Data records:
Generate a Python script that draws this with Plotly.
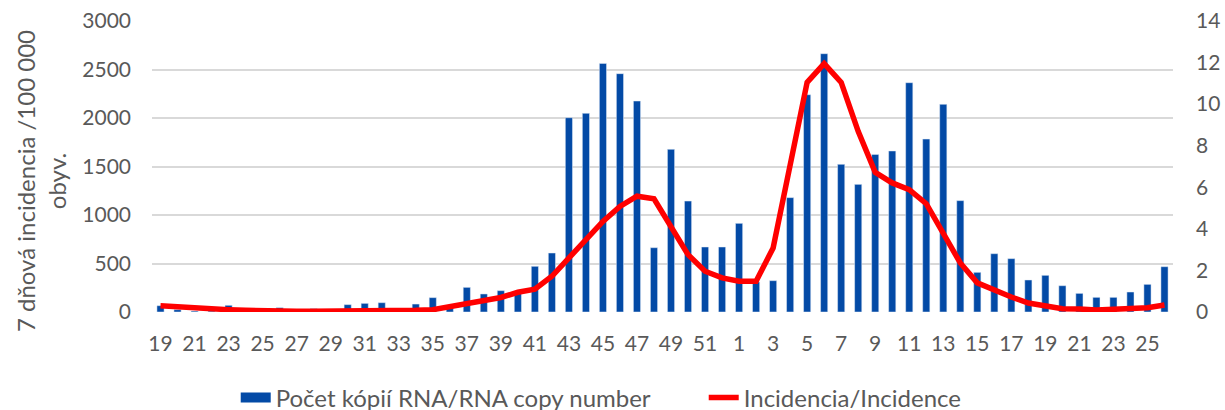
import plotly.graph_objects as go

weeks = list(range(19, 53)) + list(range(1, 27))
week_labels = [str(w) for w in weeks]

rna_copies = [65, 24, 10, 10, 69, 10, 5, 45, 5, 34, 10, 76, 89, 96, 10, 82, 148, 40,
              254, 186, 220, 196, 471, 608, 2003, 2048, 2563, 2457, 2175, 663, 1677,
              1144, 670, 670,
              914, 310, 323, 1179, 2240, 2663, 1522, 1316, 1625, 1660, 2364, 1783, 2141,
              1148, 409, 601, 550, 330, 378, 271, 192, 151, 151, 206, 285, 467]

incidence = [0.30, 0.24, 0.18, 0.15, 0.11, 0.08, 0.05, 0.04, 0.04, 0.04, 0.04, 0.05,
             0.05, 0.05, 0.06, 0.08, 0.11, 0.25, 0.43, 0.57, 0.70, 0.95, 1.10, 1.72,
             2.60, 3.48, 4.36, 5.08, 5.57, 5.45, 4.12, 2.76, 1.96, 1.64,
             1.48, 1.48, 3.08, 7.09, 11.05, 11.95, 11.05, 8.69, 6.72, 6.21, 5.89, 5.21,
             3.80, 2.36, 1.40, 1.03, 0.72, 0.43, 0.27, 0.16, 0.14, 0.10, 0.13, 0.14,
             0.21, 0.34]

left_ticks = [0, 500, 1000, 1500, 2000, 2500, 3000]
right_ticks = [0, 2, 4, 6, 8, 10, 12, 14]

bar_name = "Počet kópií RNA/RNA copy number"
line_name = "Incidencia/Incidence"
y_title = "7 dňová incidencia /100 000<br>obyv."

x = list(range(len(weeks)))
font_family = "Lato, 'Noto Sans', sans-serif"
grey = "#595959"
blue = "#034AA6"
red = "#FF0000"

fig = go.Figure()
fig.add_trace(go.Bar(
    x=x, y=rna_copies, name=bar_name, showlegend=False,
    marker=dict(color=blue), yaxis="y",
))
# legend entry for the bars (wide rectangle swatch, as in the reference)
fig.add_trace(go.Scatter(
    x=[None], y=[None], name=bar_name, mode="lines",
    line=dict(color=blue, width=12), yaxis="y", hoverinfo="skip",
))
fig.add_trace(go.Scatter(
    x=x, y=incidence, name=line_name, mode="lines",
    line=dict(color=red, width=5.5), yaxis="y2",
))

fig.update_layout(
    width=1225, height=410,
    margin=dict(l=152, r=52, t=21, b=98, autoexpand=False),
    paper_bgcolor="white", plot_bgcolor="white",
    font=dict(family=font_family, size=21, color=grey),
    bargap=0.58,
    showlegend=True,
    legend=dict(orientation="h", xref="paper", yref="paper",
                x=0.082, xanchor="left", y=-0.2955, yanchor="middle",
                font=dict(size=24, color=grey), entrywidth=423,
                entrywidthmode="pixels", tracegroupgap=0),
    xaxis=dict(
        range=[-0.5, len(weeks) - 0.5], automargin=False,
        tickmode="array", tickvals=x[::2], ticktext=week_labels[::2],
        showgrid=False, zeroline=False, showline=False, ticks="",
        tickfont=dict(size=21, color=grey), ticklabelstandoff=17,
    ),
    yaxis=dict(
        range=[0, 3000], tickvals=left_ticks, automargin=False,
        showgrid=True, gridcolor="#D9D9D9", gridwidth=1.5,
        zeroline=False, showline=False, ticks="",
        tickfont=dict(size=21, color=grey), ticklabelstandoff=20,
    ),
    yaxis2=dict(
        range=[0, 14], tickvals=right_ticks, overlaying="y", side="right",
        automargin=False,
        showgrid=False, zeroline=False, showline=False, ticks="",
        tickfont=dict(size=21, color=grey), ticklabelstandoff=22,
    ),
    annotations=[dict(
        text=y_title, textangle=-90, showarrow=False,
        xref="paper", yref="paper", x=-0.1087, y=0.45,
        xanchor="center", yanchor="middle",
        font=dict(size=24, color=grey),
    )],
)

fig.write_html("out.html", config={"displayModeBar": False},
               post_script="document.body.style.margin='0px';")
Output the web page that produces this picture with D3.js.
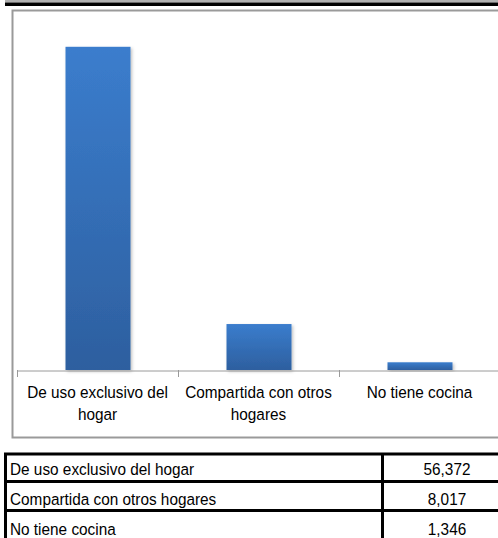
<!DOCTYPE html>
<html><head><meta charset="utf-8">
<script src="https://cdn.jsdelivr.net/npm/d3@7"></script>
<style>
html,body{margin:0;padding:0;background:#fff;}
svg{display:block;font-family:"Liberation Sans",Arial,sans-serif;}
</style></head>
<body>
<svg id="c" width="498" height="538"></svg>
<script>
const categories = ["De uso exclusivo del hogar", "Compartida con otros hogares", "No tiene cocina"];
const axisLabels = [["De uso exclusivo del", "hogar"], ["Compartida con otros", "hogares"], ["No tiene cocina"]];
const values = [56372, 8017, 1346];
const valueLabels = ["56,372", "8,017", "1,346"];

const svg = d3.select("#c");
const FS = "16.6px", SX = 0.925;

// top bands
svg.append("rect").attr("x",5).attr("y",0).attr("width",493).attr("height",2.5).attr("fill","#b0b0b0");
svg.append("rect").attr("x",5).attr("y",2.5).attr("width",493).attr("height",3.5).attr("fill","#000");

// chart frame
svg.append("rect").attr("x",12.5).attr("y",10.5).attr("width",500).attr("height",427)
  .attr("fill","#fff").attr("stroke","#9a9a9a").attr("stroke-width",2);

const defs = svg.append("defs");
const grad = defs.append("linearGradient").attr("id","bg").attr("x1",0).attr("y1",0).attr("x2",0).attr("y2",1);
grad.append("stop").attr("offset","0%").attr("stop-color","#3b7dcd");
grad.append("stop").attr("offset","100%").attr("stop-color","#2d5f9f");
const f = defs.append("filter").attr("id","sh").attr("x","-20%").attr("y","-20%").attr("width","150%").attr("height","140%");
f.append("feDropShadow").attr("dx",1.5).attr("dy",1.5).attr("stdDeviation",1.5).attr("flood-color","#000").attr("flood-opacity",0.25);

const x = d3.scaleBand().domain(categories).range([17, 500]).paddingInner(0).paddingOuter(0);
const y = d3.scaleLinear().domain([0, 60000]).range([370, 26]);
const bw = 65;

svg.append("g").selectAll("rect").data(values).join("rect")
  .attr("x",(d,i)=>x(categories[i]) + x.bandwidth()/2 - bw/2 + 0.5)
  .attr("y",d=>y(d))
  .attr("width",bw)
  .attr("height",d=>y(0)-y(d))
  .attr("fill","url(#bg)")
  .attr("filter","url(#sh)");

// axis
const ax = svg.append("g").attr("transform","translate(0,370.5)")
  .call(d3.axisBottom(x).tickSize(0).tickFormat(""));
ax.select(".domain").attr("stroke","#9a9a9a").attr("stroke-width",1);
const tickPos = categories.map(c=>x(c)).concat([x.range()[1]]);
svg.append("g").selectAll("line").data(tickPos).join("line")
  .attr("x1",d=>Math.round(d)+0.5).attr("x2",d=>Math.round(d)+0.5)
  .attr("y1",370).attr("y2",377).attr("stroke","#9a9a9a");

function addText(g, t, tx, ty, anchor){
  g.append("text").attr("transform",`translate(${tx},${ty}) scale(${SX},1)`)
    .attr("text-anchor",anchor).attr("font-size",FS).attr("fill","#000").text(t);
}

const lbl = svg.append("g");
axisLabels.forEach((lines,i)=>{
  const cx = x(categories[i]) + x.bandwidth()/2;
  lines.forEach((t,j)=> addText(lbl, t, cx, 398 + j*22, "middle"));
});

// table
const rowTop = [454, 481.5, 510.5, 540];
const tbl = svg.append("g");
const colX = 382.5;
tbl.selectAll("line.h").data(rowTop).join("line")
  .attr("x1",4).attr("x2",510).attr("y1",d=>d).attr("y2",d=>d)
  .attr("stroke","#000").attr("stroke-width",3);
tbl.append("line").attr("x1",5.5).attr("x2",5.5).attr("y1",453).attr("y2",540).attr("stroke","#000").attr("stroke-width",3);
tbl.append("line").attr("x1",colX).attr("x2",colX).attr("y1",453).attr("y2",540).attr("stroke","#000").attr("stroke-width",3);

const tg = tbl.append("g");
categories.forEach((c,i)=>{
  const base = [474.5, 504.5, 534.5][i];
  addText(tg, c, 10, base, "start");
  addText(tg, valueLabels[i], 447, base, "middle");
});
</script>
</body></html>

Exercise: Go from the first line of the data above to the line containing "206, 285, 467]" and retype exactly those lines, both included, but none of the pictures.

Completed exercise:
Generate a Python script that draws this with Plotly.
import plotly.graph_objects as go

weeks = list(range(19, 53)) + list(range(1, 27))
week_labels = [str(w) for w in weeks]

rna_copies = [65, 24, 10, 10, 69, 10, 5, 45, 5, 34, 10, 76, 89, 96, 10, 82, 148, 40,
              254, 186, 220, 196, 471, 608, 2003, 2048, 2563, 2457, 2175, 663, 1677,
              1144, 670, 670,
              914, 310, 323, 1179, 2240, 2663, 1522, 1316, 1625, 1660, 2364, 1783, 2141,
              1148, 409, 601, 550, 330, 378, 271, 192, 151, 151, 206, 285, 467]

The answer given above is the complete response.